■ REQUIREMENTS: Extract everything from the first line through the line with "from bokeh.resources import INLINE", both ends included, except for any pictures.

** start SUPPLIED RECORDS **

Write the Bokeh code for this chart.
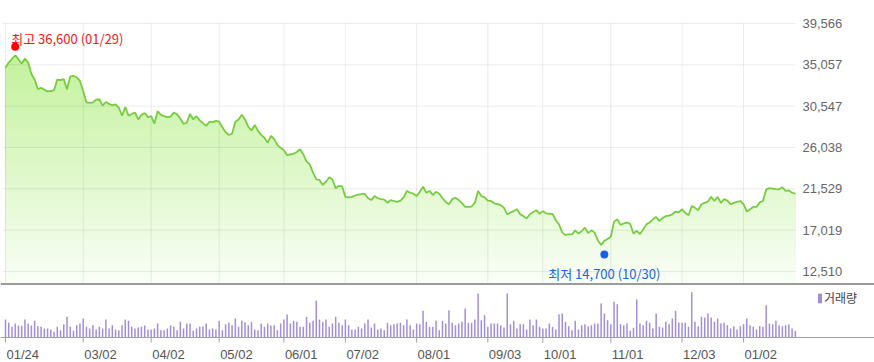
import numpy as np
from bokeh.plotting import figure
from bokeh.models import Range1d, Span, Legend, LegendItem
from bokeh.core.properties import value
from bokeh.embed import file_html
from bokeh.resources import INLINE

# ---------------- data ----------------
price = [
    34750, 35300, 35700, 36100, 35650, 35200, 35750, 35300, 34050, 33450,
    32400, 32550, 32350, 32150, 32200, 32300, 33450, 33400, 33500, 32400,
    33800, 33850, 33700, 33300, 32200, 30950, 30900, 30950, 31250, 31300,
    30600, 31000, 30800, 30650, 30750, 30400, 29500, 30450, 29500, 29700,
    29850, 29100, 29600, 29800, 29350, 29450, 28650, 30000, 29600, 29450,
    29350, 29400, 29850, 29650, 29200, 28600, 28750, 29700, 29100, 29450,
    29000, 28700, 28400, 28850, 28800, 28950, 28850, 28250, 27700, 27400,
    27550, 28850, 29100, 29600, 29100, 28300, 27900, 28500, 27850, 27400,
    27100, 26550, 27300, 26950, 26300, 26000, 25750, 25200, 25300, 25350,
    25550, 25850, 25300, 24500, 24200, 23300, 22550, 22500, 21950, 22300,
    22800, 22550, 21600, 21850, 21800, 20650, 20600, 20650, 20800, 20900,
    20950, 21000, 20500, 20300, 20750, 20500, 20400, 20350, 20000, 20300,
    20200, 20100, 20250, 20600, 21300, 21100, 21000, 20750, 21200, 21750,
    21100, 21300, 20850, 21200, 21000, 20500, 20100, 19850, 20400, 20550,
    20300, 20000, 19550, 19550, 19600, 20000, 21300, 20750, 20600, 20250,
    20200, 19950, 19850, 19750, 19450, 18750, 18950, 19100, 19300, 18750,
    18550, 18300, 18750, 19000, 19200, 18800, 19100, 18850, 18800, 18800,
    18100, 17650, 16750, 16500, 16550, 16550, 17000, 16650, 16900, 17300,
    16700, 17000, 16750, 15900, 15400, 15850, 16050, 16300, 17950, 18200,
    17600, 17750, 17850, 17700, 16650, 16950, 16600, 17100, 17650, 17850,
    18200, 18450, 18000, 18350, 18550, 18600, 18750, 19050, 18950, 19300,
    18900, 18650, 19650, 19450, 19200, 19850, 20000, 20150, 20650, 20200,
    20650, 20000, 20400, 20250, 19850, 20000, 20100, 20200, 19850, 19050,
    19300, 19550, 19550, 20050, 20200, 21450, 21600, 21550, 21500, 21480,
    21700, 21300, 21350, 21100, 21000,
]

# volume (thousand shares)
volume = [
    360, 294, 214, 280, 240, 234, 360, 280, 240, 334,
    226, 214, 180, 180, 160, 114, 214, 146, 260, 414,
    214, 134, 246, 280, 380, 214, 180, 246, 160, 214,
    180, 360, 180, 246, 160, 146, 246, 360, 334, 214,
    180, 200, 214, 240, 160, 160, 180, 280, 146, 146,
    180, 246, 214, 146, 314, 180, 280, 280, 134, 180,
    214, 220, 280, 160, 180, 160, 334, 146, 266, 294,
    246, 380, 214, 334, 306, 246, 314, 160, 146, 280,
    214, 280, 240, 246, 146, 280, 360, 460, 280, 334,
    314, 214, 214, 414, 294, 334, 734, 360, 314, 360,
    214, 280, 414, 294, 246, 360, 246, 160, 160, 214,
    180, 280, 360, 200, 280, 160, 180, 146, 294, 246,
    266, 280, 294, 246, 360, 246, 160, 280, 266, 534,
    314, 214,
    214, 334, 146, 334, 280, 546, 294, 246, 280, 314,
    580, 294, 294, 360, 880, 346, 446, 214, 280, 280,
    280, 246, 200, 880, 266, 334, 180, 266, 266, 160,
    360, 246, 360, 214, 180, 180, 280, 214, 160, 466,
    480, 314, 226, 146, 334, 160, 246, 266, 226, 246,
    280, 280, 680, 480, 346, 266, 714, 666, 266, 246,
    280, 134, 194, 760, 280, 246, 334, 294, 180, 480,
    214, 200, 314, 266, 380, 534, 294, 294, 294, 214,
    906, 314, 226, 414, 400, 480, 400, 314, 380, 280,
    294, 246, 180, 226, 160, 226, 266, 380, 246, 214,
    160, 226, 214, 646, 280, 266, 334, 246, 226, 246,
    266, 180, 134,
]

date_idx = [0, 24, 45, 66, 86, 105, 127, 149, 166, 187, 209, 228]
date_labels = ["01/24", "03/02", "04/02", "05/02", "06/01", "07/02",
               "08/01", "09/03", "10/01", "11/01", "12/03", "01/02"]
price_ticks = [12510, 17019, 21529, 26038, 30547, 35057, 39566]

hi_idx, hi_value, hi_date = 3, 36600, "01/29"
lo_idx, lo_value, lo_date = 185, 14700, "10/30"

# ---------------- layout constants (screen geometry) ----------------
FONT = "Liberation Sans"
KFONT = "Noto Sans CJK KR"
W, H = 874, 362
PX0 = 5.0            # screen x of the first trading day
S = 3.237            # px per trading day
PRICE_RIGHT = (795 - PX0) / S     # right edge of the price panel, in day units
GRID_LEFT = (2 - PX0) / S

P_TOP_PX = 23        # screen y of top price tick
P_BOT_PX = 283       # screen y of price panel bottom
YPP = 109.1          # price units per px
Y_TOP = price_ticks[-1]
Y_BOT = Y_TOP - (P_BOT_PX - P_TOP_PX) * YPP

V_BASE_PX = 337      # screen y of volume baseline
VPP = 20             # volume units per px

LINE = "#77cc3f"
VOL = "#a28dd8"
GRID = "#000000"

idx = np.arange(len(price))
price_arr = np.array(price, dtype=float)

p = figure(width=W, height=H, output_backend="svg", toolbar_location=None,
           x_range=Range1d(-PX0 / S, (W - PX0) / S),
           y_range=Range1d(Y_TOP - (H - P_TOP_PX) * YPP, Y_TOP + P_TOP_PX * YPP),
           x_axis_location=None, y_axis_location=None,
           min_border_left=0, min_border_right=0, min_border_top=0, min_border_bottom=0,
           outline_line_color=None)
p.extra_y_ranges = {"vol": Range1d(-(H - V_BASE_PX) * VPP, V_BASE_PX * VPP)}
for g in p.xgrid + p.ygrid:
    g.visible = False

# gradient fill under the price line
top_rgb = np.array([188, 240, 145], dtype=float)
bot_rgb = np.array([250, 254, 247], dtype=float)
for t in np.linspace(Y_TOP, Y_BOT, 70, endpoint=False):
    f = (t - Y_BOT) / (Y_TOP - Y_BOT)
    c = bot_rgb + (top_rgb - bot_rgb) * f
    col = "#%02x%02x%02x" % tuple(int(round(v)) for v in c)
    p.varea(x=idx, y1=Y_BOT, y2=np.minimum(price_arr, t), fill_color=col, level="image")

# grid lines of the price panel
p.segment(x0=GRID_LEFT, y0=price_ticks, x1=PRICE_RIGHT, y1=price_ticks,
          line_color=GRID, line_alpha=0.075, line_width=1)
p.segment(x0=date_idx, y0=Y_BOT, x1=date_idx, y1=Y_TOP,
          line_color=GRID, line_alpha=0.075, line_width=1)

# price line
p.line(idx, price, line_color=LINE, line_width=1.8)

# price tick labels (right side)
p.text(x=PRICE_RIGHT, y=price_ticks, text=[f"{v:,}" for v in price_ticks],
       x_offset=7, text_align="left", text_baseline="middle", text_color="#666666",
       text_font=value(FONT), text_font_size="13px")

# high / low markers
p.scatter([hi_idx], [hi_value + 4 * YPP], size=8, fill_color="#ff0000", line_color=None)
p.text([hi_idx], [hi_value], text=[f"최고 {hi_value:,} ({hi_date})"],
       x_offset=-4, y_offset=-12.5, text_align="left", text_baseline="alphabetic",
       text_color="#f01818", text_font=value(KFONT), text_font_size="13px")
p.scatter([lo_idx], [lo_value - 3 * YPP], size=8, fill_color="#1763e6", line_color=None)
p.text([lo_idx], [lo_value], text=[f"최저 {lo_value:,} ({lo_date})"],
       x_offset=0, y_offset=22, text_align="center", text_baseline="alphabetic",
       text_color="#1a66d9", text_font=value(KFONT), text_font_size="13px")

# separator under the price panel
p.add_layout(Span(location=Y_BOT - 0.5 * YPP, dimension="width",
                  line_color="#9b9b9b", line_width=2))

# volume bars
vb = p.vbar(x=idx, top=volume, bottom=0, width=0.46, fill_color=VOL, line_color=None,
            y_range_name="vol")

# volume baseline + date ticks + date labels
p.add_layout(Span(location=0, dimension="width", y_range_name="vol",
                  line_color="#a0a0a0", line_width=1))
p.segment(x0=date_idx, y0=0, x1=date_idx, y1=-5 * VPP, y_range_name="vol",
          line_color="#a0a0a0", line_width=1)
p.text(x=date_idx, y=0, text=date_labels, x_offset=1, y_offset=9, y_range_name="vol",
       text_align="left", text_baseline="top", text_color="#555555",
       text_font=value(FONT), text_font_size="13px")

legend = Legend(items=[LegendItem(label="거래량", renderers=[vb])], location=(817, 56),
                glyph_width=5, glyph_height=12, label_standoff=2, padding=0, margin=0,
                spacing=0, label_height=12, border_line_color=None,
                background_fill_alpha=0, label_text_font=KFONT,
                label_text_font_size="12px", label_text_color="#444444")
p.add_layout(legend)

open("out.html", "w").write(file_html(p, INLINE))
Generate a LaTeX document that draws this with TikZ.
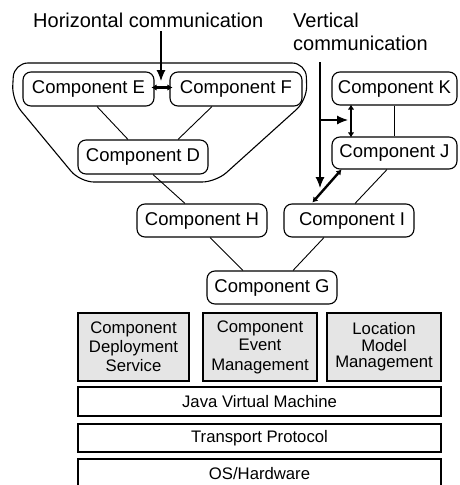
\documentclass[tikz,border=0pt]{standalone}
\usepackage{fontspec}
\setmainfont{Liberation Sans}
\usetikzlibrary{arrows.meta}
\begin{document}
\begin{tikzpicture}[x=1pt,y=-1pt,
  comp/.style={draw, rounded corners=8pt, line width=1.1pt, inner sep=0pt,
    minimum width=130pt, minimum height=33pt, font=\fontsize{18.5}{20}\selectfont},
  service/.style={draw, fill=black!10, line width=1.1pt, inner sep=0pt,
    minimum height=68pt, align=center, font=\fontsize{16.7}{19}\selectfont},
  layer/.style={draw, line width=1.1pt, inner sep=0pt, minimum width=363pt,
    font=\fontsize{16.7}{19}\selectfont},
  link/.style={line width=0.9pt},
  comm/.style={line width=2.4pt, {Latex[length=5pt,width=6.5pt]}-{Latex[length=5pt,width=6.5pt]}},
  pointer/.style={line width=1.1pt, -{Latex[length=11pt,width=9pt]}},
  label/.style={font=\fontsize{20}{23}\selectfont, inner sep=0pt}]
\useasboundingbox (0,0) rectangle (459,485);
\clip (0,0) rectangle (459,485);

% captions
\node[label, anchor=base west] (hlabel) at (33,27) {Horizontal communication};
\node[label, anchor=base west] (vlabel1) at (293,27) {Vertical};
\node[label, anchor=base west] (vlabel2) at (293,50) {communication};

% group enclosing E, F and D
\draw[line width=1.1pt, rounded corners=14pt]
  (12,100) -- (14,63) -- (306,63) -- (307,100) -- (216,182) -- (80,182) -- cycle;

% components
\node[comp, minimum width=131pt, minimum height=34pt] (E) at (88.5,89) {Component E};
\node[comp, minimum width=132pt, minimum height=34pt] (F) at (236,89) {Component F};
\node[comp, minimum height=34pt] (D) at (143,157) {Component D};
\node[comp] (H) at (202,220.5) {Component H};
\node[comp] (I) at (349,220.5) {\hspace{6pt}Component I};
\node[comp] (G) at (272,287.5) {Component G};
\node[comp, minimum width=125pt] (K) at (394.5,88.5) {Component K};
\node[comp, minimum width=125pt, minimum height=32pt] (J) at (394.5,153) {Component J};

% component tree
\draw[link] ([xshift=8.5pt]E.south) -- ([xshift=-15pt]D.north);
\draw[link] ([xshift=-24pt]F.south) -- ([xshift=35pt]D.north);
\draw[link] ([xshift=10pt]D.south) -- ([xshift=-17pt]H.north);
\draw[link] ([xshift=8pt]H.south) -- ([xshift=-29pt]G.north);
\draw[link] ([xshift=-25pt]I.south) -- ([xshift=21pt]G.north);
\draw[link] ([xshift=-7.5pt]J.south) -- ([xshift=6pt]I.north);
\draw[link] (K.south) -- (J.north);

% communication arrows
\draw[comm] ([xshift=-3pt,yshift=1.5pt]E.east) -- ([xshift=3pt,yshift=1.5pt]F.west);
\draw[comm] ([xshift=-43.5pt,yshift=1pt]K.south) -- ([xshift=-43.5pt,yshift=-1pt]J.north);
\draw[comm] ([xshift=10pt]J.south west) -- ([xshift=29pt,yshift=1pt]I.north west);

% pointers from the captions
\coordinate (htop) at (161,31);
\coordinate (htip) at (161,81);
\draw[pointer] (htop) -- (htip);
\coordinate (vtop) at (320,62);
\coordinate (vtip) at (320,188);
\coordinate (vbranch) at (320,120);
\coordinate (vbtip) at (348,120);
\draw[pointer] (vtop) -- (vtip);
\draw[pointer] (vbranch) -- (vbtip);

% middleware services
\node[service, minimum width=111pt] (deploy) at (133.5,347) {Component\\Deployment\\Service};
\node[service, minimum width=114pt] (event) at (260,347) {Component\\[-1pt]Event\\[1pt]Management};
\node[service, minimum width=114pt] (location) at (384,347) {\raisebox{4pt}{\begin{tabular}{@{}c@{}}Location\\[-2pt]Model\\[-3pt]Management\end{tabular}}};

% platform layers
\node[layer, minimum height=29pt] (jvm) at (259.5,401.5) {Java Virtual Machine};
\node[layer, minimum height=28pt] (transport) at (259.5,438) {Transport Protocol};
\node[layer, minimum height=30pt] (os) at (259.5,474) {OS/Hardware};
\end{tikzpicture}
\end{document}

** end SUPPLIED RECORDS **

■ SOLUTION FOR THIS TASK:
Write the Bokeh code for this chart.
import numpy as np
from bokeh.plotting import figure
from bokeh.models import Range1d, Span, Legend, LegendItem
from bokeh.core.properties import value
from bokeh.embed import file_html
from bokeh.resources import INLINE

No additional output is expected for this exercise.